_Your objective_. Render the material again word for word, skipping the pictures in it.

_Stored data_.

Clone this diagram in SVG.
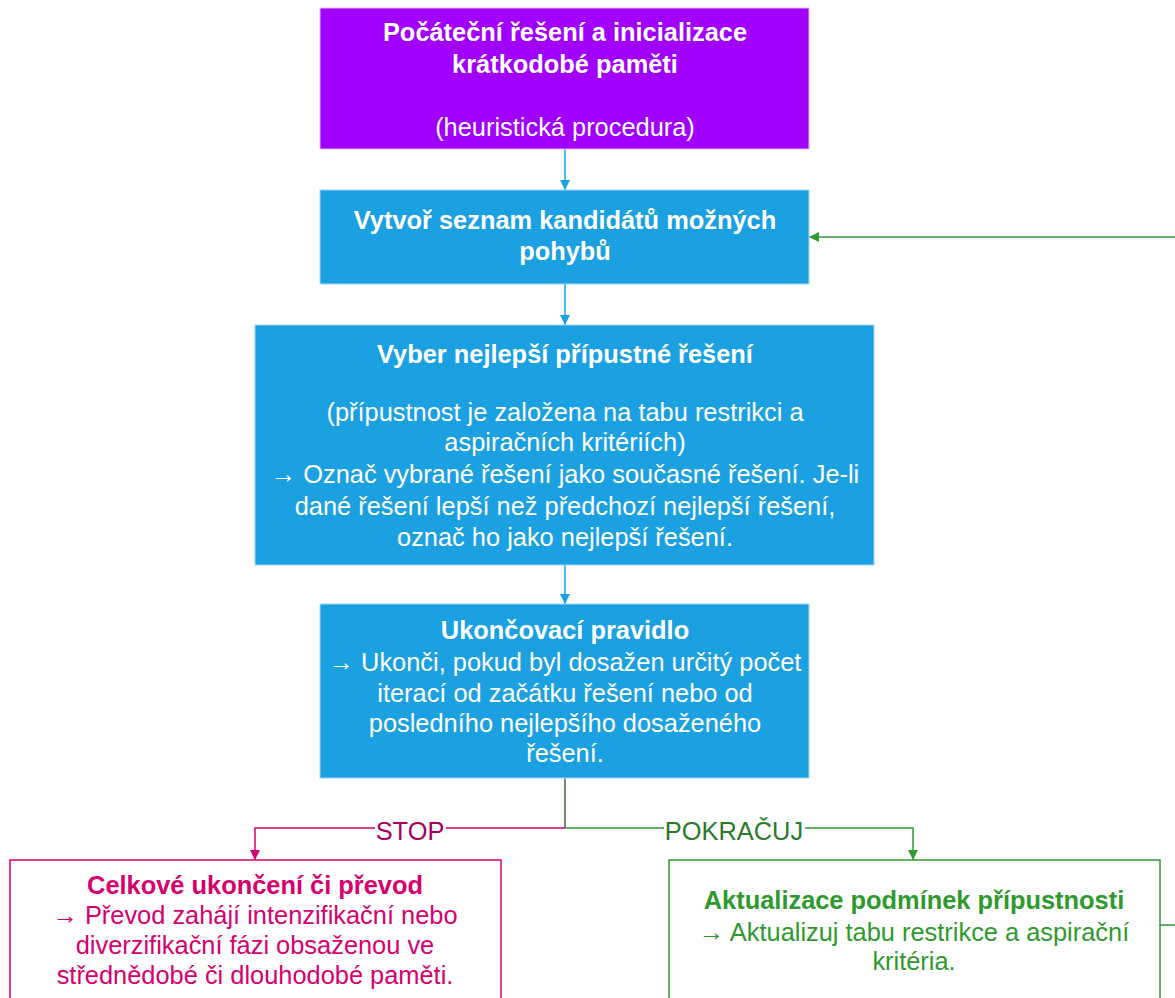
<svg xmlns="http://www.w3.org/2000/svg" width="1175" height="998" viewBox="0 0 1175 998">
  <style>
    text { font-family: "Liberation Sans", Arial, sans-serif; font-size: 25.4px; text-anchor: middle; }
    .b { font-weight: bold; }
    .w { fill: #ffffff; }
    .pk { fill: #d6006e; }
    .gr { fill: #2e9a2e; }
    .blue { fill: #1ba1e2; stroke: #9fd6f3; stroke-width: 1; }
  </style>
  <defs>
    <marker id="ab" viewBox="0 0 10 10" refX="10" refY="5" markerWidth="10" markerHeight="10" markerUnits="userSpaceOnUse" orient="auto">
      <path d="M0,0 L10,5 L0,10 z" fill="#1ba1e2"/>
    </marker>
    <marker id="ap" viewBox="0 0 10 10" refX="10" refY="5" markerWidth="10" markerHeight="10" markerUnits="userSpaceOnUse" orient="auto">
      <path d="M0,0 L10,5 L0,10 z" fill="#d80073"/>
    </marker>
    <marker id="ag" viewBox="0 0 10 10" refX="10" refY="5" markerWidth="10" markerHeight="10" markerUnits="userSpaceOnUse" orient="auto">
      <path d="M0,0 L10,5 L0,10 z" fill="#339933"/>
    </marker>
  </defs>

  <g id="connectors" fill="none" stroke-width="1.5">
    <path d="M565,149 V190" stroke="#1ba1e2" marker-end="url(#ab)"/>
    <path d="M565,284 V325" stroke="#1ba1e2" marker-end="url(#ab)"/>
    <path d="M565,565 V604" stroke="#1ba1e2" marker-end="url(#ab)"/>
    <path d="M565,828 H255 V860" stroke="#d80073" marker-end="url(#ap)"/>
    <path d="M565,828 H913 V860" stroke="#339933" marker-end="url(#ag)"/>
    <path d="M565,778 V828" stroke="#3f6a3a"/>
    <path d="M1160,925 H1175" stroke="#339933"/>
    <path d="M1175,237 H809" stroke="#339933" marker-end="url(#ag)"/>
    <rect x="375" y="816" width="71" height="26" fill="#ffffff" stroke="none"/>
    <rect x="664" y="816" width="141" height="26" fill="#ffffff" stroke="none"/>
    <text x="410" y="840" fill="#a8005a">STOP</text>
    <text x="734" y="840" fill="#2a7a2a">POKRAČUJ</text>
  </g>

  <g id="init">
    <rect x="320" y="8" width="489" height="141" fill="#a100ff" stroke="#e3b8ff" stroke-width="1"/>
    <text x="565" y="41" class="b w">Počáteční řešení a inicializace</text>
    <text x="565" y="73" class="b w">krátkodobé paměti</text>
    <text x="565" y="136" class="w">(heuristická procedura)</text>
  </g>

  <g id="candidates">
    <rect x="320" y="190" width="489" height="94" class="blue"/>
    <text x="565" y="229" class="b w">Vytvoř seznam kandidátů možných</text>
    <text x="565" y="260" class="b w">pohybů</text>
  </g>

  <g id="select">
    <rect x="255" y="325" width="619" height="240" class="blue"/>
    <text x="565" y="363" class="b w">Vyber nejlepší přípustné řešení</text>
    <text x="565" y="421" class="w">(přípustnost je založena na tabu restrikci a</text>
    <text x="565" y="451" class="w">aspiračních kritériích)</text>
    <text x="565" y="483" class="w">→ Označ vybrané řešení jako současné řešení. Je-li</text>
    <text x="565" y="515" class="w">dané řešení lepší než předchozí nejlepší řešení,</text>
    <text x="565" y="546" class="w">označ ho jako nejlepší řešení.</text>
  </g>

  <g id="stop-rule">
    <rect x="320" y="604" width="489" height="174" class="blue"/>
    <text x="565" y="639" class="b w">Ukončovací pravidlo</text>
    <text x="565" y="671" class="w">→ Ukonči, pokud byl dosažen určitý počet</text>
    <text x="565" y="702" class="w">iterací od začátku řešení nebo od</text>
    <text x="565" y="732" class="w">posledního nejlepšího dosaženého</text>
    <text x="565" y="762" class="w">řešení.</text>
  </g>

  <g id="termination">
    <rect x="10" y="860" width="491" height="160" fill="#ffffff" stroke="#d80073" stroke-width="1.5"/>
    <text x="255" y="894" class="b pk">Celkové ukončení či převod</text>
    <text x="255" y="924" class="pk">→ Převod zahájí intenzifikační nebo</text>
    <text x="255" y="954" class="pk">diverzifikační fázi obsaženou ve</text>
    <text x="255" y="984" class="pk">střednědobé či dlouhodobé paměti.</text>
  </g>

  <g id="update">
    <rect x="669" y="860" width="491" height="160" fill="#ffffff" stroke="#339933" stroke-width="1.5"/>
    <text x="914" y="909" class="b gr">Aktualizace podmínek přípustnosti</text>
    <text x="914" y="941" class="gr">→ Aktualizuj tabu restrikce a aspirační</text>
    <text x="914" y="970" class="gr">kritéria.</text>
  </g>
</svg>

_Right answer_.
Clone this diagram in SVG.
<svg xmlns="http://www.w3.org/2000/svg" width="1175" height="998" viewBox="0 0 1175 998">
  <style>
    text { font-family: "Liberation Sans", Arial, sans-serif; font-size: 25.4px; text-anchor: middle; }
    .b { font-weight: bold; }
    .w { fill: #ffffff; }
    .pk { fill: #d6006e; }
    .gr { fill: #2e9a2e; }
    .blue { fill: #1ba1e2; stroke: #9fd6f3; stroke-width: 1; }
  </style>
  <defs>
    <marker id="ab" viewBox="0 0 10 10" refX="10" refY="5" markerWidth="10" markerHeight="10" markerUnits="userSpaceOnUse" orient="auto">
      <path d="M0,0 L10,5 L0,10 z" fill="#1ba1e2"/>
    </marker>
    <marker id="ap" viewBox="0 0 10 10" refX="10" refY="5" markerWidth="10" markerHeight="10" markerUnits="userSpaceOnUse" orient="auto">
      <path d="M0,0 L10,5 L0,10 z" fill="#d80073"/>
    </marker>
    <marker id="ag" viewBox="0 0 10 10" refX="10" refY="5" markerWidth="10" markerHeight="10" markerUnits="userSpaceOnUse" orient="auto">
      <path d="M0,0 L10,5 L0,10 z" fill="#339933"/>
    </marker>
  </defs>

  <g id="connectors" fill="none" stroke-width="1.5">
    <path d="M565,149 V190" stroke="#1ba1e2" marker-end="url(#ab)"/>
    <path d="M565,284 V325" stroke="#1ba1e2" marker-end="url(#ab)"/>
    <path d="M565,565 V604" stroke="#1ba1e2" marker-end="url(#ab)"/>
    <path d="M565,828 H255 V860" stroke="#d80073" marker-end="url(#ap)"/>
    <path d="M565,828 H913 V860" stroke="#339933" marker-end="url(#ag)"/>
    <path d="M565,778 V828" stroke="#3f6a3a"/>
    <path d="M1160,925 H1175" stroke="#339933"/>
    <path d="M1175,237 H809" stroke="#339933" marker-end="url(#ag)"/>
    <rect x="375" y="816" width="71" height="26" fill="#ffffff" stroke="none"/>
    <rect x="664" y="816" width="141" height="26" fill="#ffffff" stroke="none"/>
    <text x="410" y="840" fill="#a8005a">STOP</text>
    <text x="734" y="840" fill="#2a7a2a">POKRAČUJ</text>
  </g>

  <g id="init">
    <rect x="320" y="8" width="489" height="141" fill="#a100ff" stroke="#e3b8ff" stroke-width="1"/>
    <text x="565" y="41" class="b w">Počáteční řešení a inicializace</text>
    <text x="565" y="73" class="b w">krátkodobé paměti</text>
    <text x="565" y="136" class="w">(heuristická procedura)</text>
  </g>

  <g id="candidates">
    <rect x="320" y="190" width="489" height="94" class="blue"/>
    <text x="565" y="229" class="b w">Vytvoř seznam kandidátů možných</text>
    <text x="565" y="260" class="b w">pohybů</text>
  </g>

  <g id="select">
    <rect x="255" y="325" width="619" height="240" class="blue"/>
    <text x="565" y="363" class="b w">Vyber nejlepší přípustné řešení</text>
    <text x="565" y="421" class="w">(přípustnost je založena na tabu restrikci a</text>
    <text x="565" y="451" class="w">aspiračních kritériích)</text>
    <text x="565" y="483" class="w">→ Označ vybrané řešení jako současné řešení. Je-li</text>
    <text x="565" y="515" class="w">dané řešení lepší než předchozí nejlepší řešení,</text>
    <text x="565" y="546" class="w">označ ho jako nejlepší řešení.</text>
  </g>

  <g id="stop-rule">
    <rect x="320" y="604" width="489" height="174" class="blue"/>
    <text x="565" y="639" class="b w">Ukončovací pravidlo</text>
    <text x="565" y="671" class="w">→ Ukonči, pokud byl dosažen určitý počet</text>
    <text x="565" y="702" class="w">iterací od začátku řešení nebo od</text>
    <text x="565" y="732" class="w">posledního nejlepšího dosaženého</text>
    <text x="565" y="762" class="w">řešení.</text>
  </g>

  <g id="termination">
    <rect x="10" y="860" width="491" height="160" fill="#ffffff" stroke="#d80073" stroke-width="1.5"/>
    <text x="255" y="894" class="b pk">Celkové ukončení či převod</text>
    <text x="255" y="924" class="pk">→ Převod zahájí intenzifikační nebo</text>
    <text x="255" y="954" class="pk">diverzifikační fázi obsaženou ve</text>
    <text x="255" y="984" class="pk">střednědobé či dlouhodobé paměti.</text>
  </g>

  <g id="update">
    <rect x="669" y="860" width="491" height="160" fill="#ffffff" stroke="#339933" stroke-width="1.5"/>
    <text x="914" y="909" class="b gr">Aktualizace podmínek přípustnosti</text>
    <text x="914" y="941" class="gr">→ Aktualizuj tabu restrikce a aspirační</text>
    <text x="914" y="970" class="gr">kritéria.</text>
  </g>
</svg>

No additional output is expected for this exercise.